As to the difference between education and test prep, I'm not unable to justify my position; I'm unwilling to try to do so to you. I don't think you're a serious conversational participant here, by which I mean one who's actually willing to learn anything.

But as a hint, your basic claim is that a fill-in-the-bubble standardized test is a perfect leading indicator for the decades-long effect we expect education to have. And that it can't be manipulated to diverge from that.

That's a very strong claim, and you're obviously smart enough to find the holes in that. You won't, though, because your whole MO on HN is as relentless debater on a pretty narrow set of political points.


> Again, I stand by my claim that your problem is not with standardized tests, but with the goals of the school system.

You really only care about those standardized tests, don't you? Any other point of interest just sort of gets ignored.


Yeah, sad, isn't it.


Why is it suddenly my job to make up tests? If you'd like some, give it a go.

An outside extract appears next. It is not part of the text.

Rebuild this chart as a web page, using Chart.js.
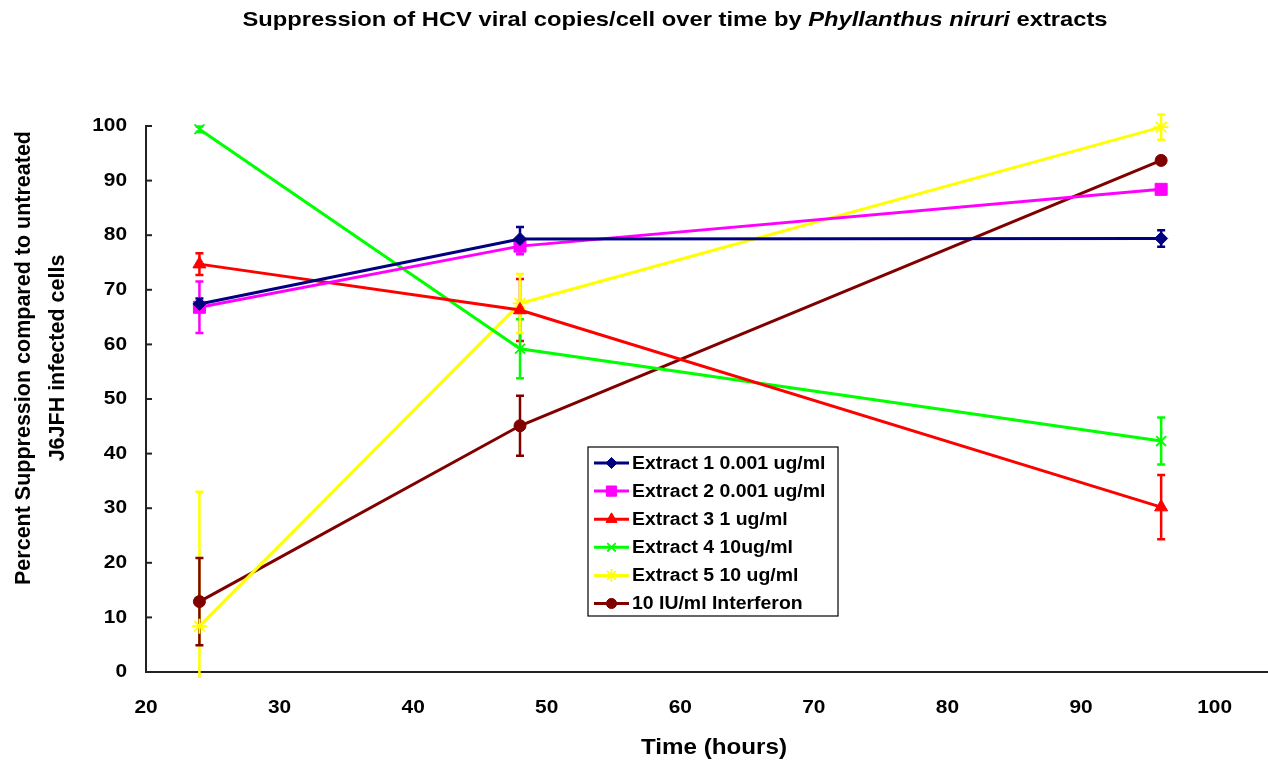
<!DOCTYPE html>
<html>
<head>
<meta charset="utf-8">
<script src="https://cdn.jsdelivr.net/npm/chart.js"></script>
<style>
  html, body { margin: 0; padding: 0; background: #ffffff; }
  #wrap { width: 1268px; height: 766px; }
</style>
</head>
<body>
<div id="wrap"><canvas id="chart"></canvas></div>
<script>
const FONT = '"Liberation Sans", Arial, sans-serif';

// time points (hours) and axis ticks
const hours = [24, 48, 96];
const xTicks = [20, 30, 40, 50, 60, 70, 80, 90, 100];
const yTicks = [0, 10, 20, 30, 40, 50, 60, 70, 80, 90, 100];

// percent suppression per treatment, with +/- error
const extract1 = [67.4, 79.3, 79.4];
const extract1Err = [1.0, 2.2, 1.5];
const extract2 = [66.8, 78.0, 88.4];
const extract2Err = [4.7, 1.5, 0.5];
const extract3 = [74.7, 66.3, 30.2];
const extract3Err = [2.0, 5.7, 5.9];
const extract4 = [99.4, 59.2, 42.3];
const extract4Err = [0.5, 5.4, 4.3];
const extract5 = [8.4, 67.5, 99.8];
const extract5Err = [24.6, 5.4, 2.3];
const interferon = [12.9, 45.1, 93.7];
const interferonErr = [8.0, 5.5, 0.5];

const labels = [
  'Extract 1 0.001 ug/ml',
  'Extract 2 0.001 ug/ml',
  'Extract 3 1 ug/ml',
  'Extract 4 10ug/ml',
  'Extract 5 10 ug/ml',
  '10 IU/ml Interferon'
];

function series(label, values, errs, color, style, radius, fill) {
  return {
    label,
    data: values.map((v, i) => ({ x: hours[i], y: v })),
    errors: errs,
    borderColor: color,
    backgroundColor: fill ? color : 'transparent',
    pointBorderColor: color,
    pointBackgroundColor: color,
    pointStyle: style,
    pointRadius: radius,
    pointBorderWidth: fill ? 1 : 1.8,
    borderWidth: 3,
    tension: 0,
    clip: false
  };
}

const datasets = [
  series(labels[0], extract1, extract1Err, '#000080', 'rectRot', 6.5, true),
  series(labels[1], extract2, extract2Err, '#ff00ff', 'rect', 8.5, true),
  series(labels[2], extract3, extract3Err, '#ff0000', 'triangle', 7.5, true),
  series(labels[3], extract4, extract4Err, '#00ff00', 'crossRot', 7, false),
  series(labels[4], extract5, extract5Err, '#ffff00', 'star', 7.5, false),
  series(labels[5], interferon, interferonErr, '#800000', 'circle', 6, true)
];

// draw text stretched sideways
function wideText(ctx, text, x, y, sx) {
  ctx.save();
  ctx.translate(x, y);
  ctx.scale(sx, 1);
  ctx.fillText(text, 0, 0);
  ctx.restore();
}

// vertical error bars with caps
const errorBars = {
  id: 'errorBars',
  beforeDatasetsDraw(chart) {
    const { ctx, scales: { x, y }, chartArea } = chart;
    ctx.save();
    chart.data.datasets.forEach(ds => {
      ctx.strokeStyle = ds.borderColor;
      ctx.lineWidth = 2.5;
      ds.data.forEach((p, i) => {
        const e = ds.errors[i];
        const px = x.getPixelForValue(p.x);
        const top = y.getPixelForValue(p.y + e);
        let bot = y.getPixelForValue(p.y - e);
        const clipped = bot > chartArea.bottom + 6;
        if (clipped) bot = chartArea.bottom + 6;
        ctx.beginPath();
        ctx.moveTo(px, top);
        ctx.lineTo(px, bot);
        ctx.moveTo(px - 4, top);
        ctx.lineTo(px + 4, top);
        if (!clipped) {
          ctx.moveTo(px - 4, bot);
          ctx.lineTo(px + 4, bot);
        }
        ctx.stroke();
      });
    });
    ctx.restore();
  }
};

// titles, tick labels, inward y ticks and boxed legend
const decorations = {
  id: 'decorations',
  afterDraw(chart) {
    const { ctx, scales: { x, y }, chartArea } = chart;
    ctx.save();

    // y tick marks pointing into the plot
    ctx.strokeStyle = '#222';
    ctx.lineWidth = 2;
    yTicks.forEach(v => {
      const py = y.getPixelForValue(v);
      ctx.beginPath();
      ctx.moveTo(chartArea.left, py);
      ctx.lineTo(chartArea.left + 6, py);
      ctx.stroke();
    });

    ctx.fillStyle = '#000';
    ctx.textBaseline = 'middle';

    // tick labels
    ctx.font = 'bold 19px ' + FONT;
    ctx.textAlign = 'right';
    yTicks.forEach(v => wideText(ctx, String(v), 127, y.getPixelForValue(v), 1.1));
    ctx.textAlign = 'center';
    xTicks.forEach(v => wideText(ctx, String(v), x.getPixelForValue(v), 708, 1.1));

    // chart title with italic species name
    const parts = [
      ['Suppression of HCV viral copies/cell over time by ', 'bold'],
      ['Phyllanthus niruri', 'italic bold'],
      [' extracts', 'bold']
    ];
    const sx = 1.13;
    let total = 0;
    parts.forEach(p => { ctx.font = p[1] + ' 21px ' + FONT; total += ctx.measureText(p[0]).width * sx; });
    let tx = 675 - total / 2;
    ctx.textAlign = 'left';
    parts.forEach(p => {
      ctx.font = p[1] + ' 21px ' + FONT;
      wideText(ctx, p[0], tx, 20, sx);
      tx += ctx.measureText(p[0]).width * sx;
    });

    // axis titles
    ctx.textAlign = 'center';
    ctx.font = 'bold 22px ' + FONT;
    wideText(ctx, 'Time (hours)', 714, 748, 1.1);
    ctx.font = 'bold 21.5px ' + FONT;
    ctx.save();
    ctx.translate(24, 358);
    ctx.rotate(-Math.PI / 2);
    ctx.fillText('Percent Suppression compared to untreated', 0, 0);
    ctx.restore();
    ctx.save();
    ctx.translate(58, 358);
    ctx.rotate(-Math.PI / 2);
    ctx.fillText('J6JFH infected cells', 0, 0);
    ctx.restore();

    // legend box
    const bx = 588, by = 447, bw = 250, bh = 169;
    ctx.fillStyle = '#fff';
    ctx.fillRect(bx, by, bw, bh);
    ctx.strokeStyle = '#000';
    ctx.lineWidth = 1.2;
    ctx.strokeRect(bx, by, bw, bh);
    ctx.font = 'bold 18px ' + FONT;
    ctx.textAlign = 'left';
    chart.data.datasets.forEach((ds, i) => {
      const ry = 463 + i * 28.1;
      ctx.strokeStyle = ds.borderColor;
      ctx.lineWidth = 3;
      ctx.beginPath();
      ctx.moveTo(594, ry);
      ctx.lineTo(629, ry);
      ctx.stroke();
      ctx.fillStyle = ds.pointBackgroundColor;
      ctx.strokeStyle = ds.pointBorderColor;
      ctx.lineWidth = ds.pointBorderWidth;
      Chart.helpers.drawPoint(ctx, {
        pointStyle: ds.pointStyle,
        radius: ds.pointRadius * 0.85,
        rotation: 0,
        borderWidth: ds.pointBorderWidth
      }, 611.5, ry);
      ctx.fillStyle = '#000';
      wideText(ctx, ds.label, 632, ry + 1, 1.08);
    });

    ctx.restore();
  }
};

new Chart(document.getElementById('chart'), {
  type: 'line',
  data: { datasets },
  plugins: [errorBars, decorations],
  options: {
    responsive: true,
    maintainAspectRatio: false,
    animation: false,
    layout: { autoPadding: false, padding: { top: 126, right: 0, bottom: 0, left: 0 } },
    plugins: {
      legend: { display: false },
      tooltip: { enabled: false },
      title: { display: false }
    },
    scales: {
      x: {
        type: 'linear',
        min: 20,
        max: 104,
        afterBuildTicks: s => { s.ticks = xTicks.map(v => ({ value: v })); },
        afterFit: s => { s.height = 94; },
        grid: { display: false, drawTicks: false },
        border: { color: '#222', width: 2 },
        ticks: { display: false }
      },
      y: {
        type: 'linear',
        min: 0,
        max: 100,
        afterBuildTicks: s => { s.ticks = yTicks.map(v => ({ value: v })); },
        afterFit: s => { s.width = 146; },
        grid: { display: false, drawTicks: false },
        border: { color: '#222', width: 2 },
        ticks: { display: false }
      }
    }
  }
});
</script>
</body>
</html>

My point is that NCLB is scientific in the same way Taylorism was: it's a cargo cult activity that takes on the trappings of science and looks for something easy to measure. And then uses those measures in ways that aren't scientifically validated at all.


I'm asking you what evidence (if any) would change your belief. Perhaps no evidence is capable of changing your mind.

That's fine - you've just adopted a different philosophy, one of the "other ways of knowing" rather than science.

My point is that NCLB...

I'm not arguing for NCLB, I'm arguing that objective, comparable and reproducible measurements are the only viable way to optimize a system.

If you want to argue some specific metric is flawed, do it. Explain what should be measured and how the particular metric differs from it (i.e., details). So far, not a single person in this thread has actually done that - the closest we came was this: http://news.ycombinator.com/item?id=4713558


Science is awesome. It is also incredibly difficult and expensive.

I would love it if we did proper science with education. I would love it if we did it with software development. In neither case has anybody put forward sufficient resources to do real science in these realms. Not science sufficient to replace human judgment.

Until we can, I don't think cargo cult science is the way to go. Half-assed studies on software development methods, counting simple metrics for developers, measuring teachers through simple standardized tests: all cargo cult science.

For now, I'd much rather rely explicitly on human judgment. It's not as good as actual science, but it's much better than pseudoscience.


Standardized testing has nothing to do with science. There are studies in teaching and learning that do attempt to gauge the effectiveness of different teaching approaches, etc, and they typically use randomized trials and carefully controlled situations to be able to measure the effect.

But more crucially, the subjects (both teachers and students) in those studies are not rewarded based on the outcome of the study. Even if there is a correlation between the test and what we want schools to achieve (whatever that is), making teachers jobs contingent on that outcome will select for teachers who are good at achieving those results, which increasingly will diverge from your desired outcome. It's an example of dangers of "optimization by proxy" (http://lesswrong.com/lw/28r/is_google_paperclipping_the_web_...).


> Standardized testing is just the application of the scientific method to education. If you don't believe in the scientific method then you shouldn't apply it here.

Sorry, what's the null hypothesis here, and where's the control group?


What about long-run outcomes under standardized testing vs. without standardized testing?

Longitudinal data would be difficult to find, but surely countries differ in their respective levels of standardized testing.